--- DATA SEGMENT ---
┄┄┄┄┄┄┄┄┄┄┄┄┄┄┄┄┄┄┄┄

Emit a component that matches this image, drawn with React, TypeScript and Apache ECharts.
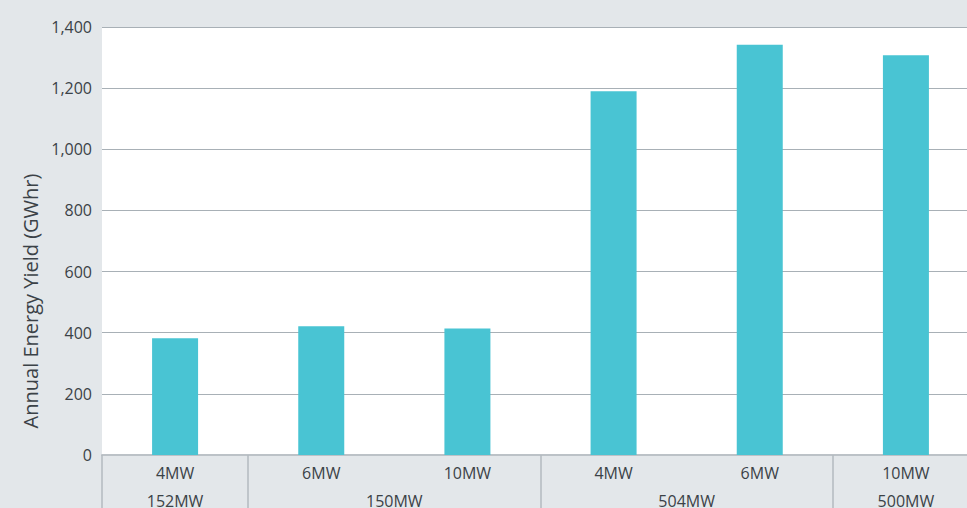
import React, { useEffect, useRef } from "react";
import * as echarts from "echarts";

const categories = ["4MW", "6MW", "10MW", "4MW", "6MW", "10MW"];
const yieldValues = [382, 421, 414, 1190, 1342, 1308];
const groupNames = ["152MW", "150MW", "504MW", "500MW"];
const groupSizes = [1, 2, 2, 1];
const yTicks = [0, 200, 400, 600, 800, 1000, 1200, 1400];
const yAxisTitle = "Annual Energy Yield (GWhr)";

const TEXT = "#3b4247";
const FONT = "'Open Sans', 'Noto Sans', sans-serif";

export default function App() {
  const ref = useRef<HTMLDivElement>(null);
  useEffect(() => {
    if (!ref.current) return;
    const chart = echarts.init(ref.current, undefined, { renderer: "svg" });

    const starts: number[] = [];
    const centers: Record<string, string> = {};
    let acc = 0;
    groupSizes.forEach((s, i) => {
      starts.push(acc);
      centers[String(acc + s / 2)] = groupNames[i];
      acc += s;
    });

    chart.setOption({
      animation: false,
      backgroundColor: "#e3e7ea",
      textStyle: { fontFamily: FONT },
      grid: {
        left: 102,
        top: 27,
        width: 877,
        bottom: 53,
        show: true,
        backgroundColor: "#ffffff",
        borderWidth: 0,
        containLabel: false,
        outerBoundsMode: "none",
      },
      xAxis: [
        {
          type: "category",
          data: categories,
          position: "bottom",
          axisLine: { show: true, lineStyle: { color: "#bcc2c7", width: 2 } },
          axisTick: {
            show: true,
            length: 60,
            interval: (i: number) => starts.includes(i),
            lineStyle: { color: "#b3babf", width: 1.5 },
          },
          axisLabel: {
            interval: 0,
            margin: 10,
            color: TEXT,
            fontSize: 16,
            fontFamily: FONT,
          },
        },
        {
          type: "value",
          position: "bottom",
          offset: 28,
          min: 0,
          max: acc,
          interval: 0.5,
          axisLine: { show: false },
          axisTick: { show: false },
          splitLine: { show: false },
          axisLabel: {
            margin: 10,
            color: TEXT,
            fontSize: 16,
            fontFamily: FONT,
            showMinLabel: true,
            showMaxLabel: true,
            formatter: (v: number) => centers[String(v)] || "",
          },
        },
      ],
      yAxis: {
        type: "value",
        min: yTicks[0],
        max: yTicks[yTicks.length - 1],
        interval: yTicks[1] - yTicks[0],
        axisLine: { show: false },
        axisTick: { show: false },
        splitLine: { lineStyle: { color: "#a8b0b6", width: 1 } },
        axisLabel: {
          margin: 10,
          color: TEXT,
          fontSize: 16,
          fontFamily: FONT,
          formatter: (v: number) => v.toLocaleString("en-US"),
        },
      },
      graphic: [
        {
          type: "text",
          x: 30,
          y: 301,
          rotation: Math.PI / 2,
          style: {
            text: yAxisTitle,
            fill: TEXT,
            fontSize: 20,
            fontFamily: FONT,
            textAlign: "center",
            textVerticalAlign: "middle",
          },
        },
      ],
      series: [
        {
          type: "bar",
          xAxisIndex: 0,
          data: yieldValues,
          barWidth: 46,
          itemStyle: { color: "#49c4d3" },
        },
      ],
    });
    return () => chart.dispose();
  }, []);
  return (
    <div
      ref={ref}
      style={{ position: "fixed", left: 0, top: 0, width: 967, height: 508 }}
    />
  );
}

┄┄┄┄┄┄┄┄┄┄┄┄┄┄┄┄┄┄┄┄

--- EXERCISE TASK ---
Extract all the data above exactly, excluding every picture.

--- TASK SOLUTION ---
Emit a component that matches this image, drawn with React, TypeScript and Apache ECharts.
import React, { useEffect, useRef } from "react";
import * as echarts from "echarts";

const categories = ["4MW", "6MW", "10MW", "4MW", "6MW", "10MW"];
const yieldValues = [382, 421, 414, 1190, 1342, 1308];
const groupNames = ["152MW", "150MW", "504MW", "500MW"];
const groupSizes = [1, 2, 2, 1];
const yTicks = [0, 200, 400, 600, 800, 1000, 1200, 1400];
const yAxisTitle = "Annual Energy Yield (GWhr)";

const TEXT = "#3b4247";
const FONT = "'Open Sans', 'Noto Sans', sans-serif";

export default function App() {
  const ref = useRef<HTMLDivElement>(null);
  useEffect(() => {
    if (!ref.current) return;
    const chart = echarts.init(ref.current, undefined, { renderer: "svg" });

    const starts: number[] = [];
    const centers: Record<string, string> = {};
    let acc = 0;
    groupSizes.forEach((s, i) => {
      starts.push(acc);
      centers[String(acc + s / 2)] = groupNames[i];
      acc += s;
    });

    chart.setOption({
      animation: false,
      backgroundColor: "#e3e7ea",
      textStyle: { fontFamily: FONT },
      grid: {
        left: 102,
        top: 27,
        width: 877,
        bottom: 53,
        show: true,
        backgroundColor: "#ffffff",
        borderWidth: 0,
        containLabel: false,
        outerBoundsMode: "none",
      },
      xAxis: [
        {
          type: "category",
          data: categories,
          position: "bottom",
          axisLine: { show: true, lineStyle: { color: "#bcc2c7", width: 2 } },
          axisTick: {
            show: true,
            length: 60,
            interval: (i: number) => starts.includes(i),
            lineStyle: { color: "#b3babf", width: 1.5 },
          },
          axisLabel: {
            interval: 0,
            margin: 10,
            color: TEXT,
            fontSize: 16,
            fontFamily: FONT,
          },
        },
        {
          type: "value",
          position: "bottom",
          offset: 28,
          min: 0,
          max: acc,
          interval: 0.5,
          axisLine: { show: false },
          axisTick: { show: false },
          splitLine: { show: false },
          axisLabel: {
            margin: 10,
            color: TEXT,
            fontSize: 16,
            fontFamily: FONT,
            showMinLabel: true,
            showMaxLabel: true,
            formatter: (v: number) => centers[String(v)] || "",
          },
        },
      ],
      yAxis: {
        type: "value",
        min: yTicks[0],
        max: yTicks[yTicks.length - 1],
        interval: yTicks[1] - yTicks[0],
        axisLine: { show: false },
        axisTick: { show: false },
        splitLine: { lineStyle: { color: "#a8b0b6", width: 1 } },
        axisLabel: {
          margin: 10,
          color: TEXT,
          fontSize: 16,
          fontFamily: FONT,
          formatter: (v: number) => v.toLocaleString("en-US"),
        },
      },
      graphic: [
        {
          type: "text",
          x: 30,
          y: 301,
          rotation: Math.PI / 2,
          style: {
            text: yAxisTitle,
            fill: TEXT,
            fontSize: 20,
            fontFamily: FONT,
            textAlign: "center",
            textVerticalAlign: "middle",
          },
        },
      ],
      series: [
        {
          type: "bar",
          xAxisIndex: 0,
          data: yieldValues,
          barWidth: 46,
          itemStyle: { color: "#49c4d3" },
        },
      ],
    });
    return () => chart.dispose();
  }, []);
  return (
    <div
      ref={ref}
      style={{ position: "fixed", left: 0, top: 0, width: 967, height: 508 }}
    />
  );
}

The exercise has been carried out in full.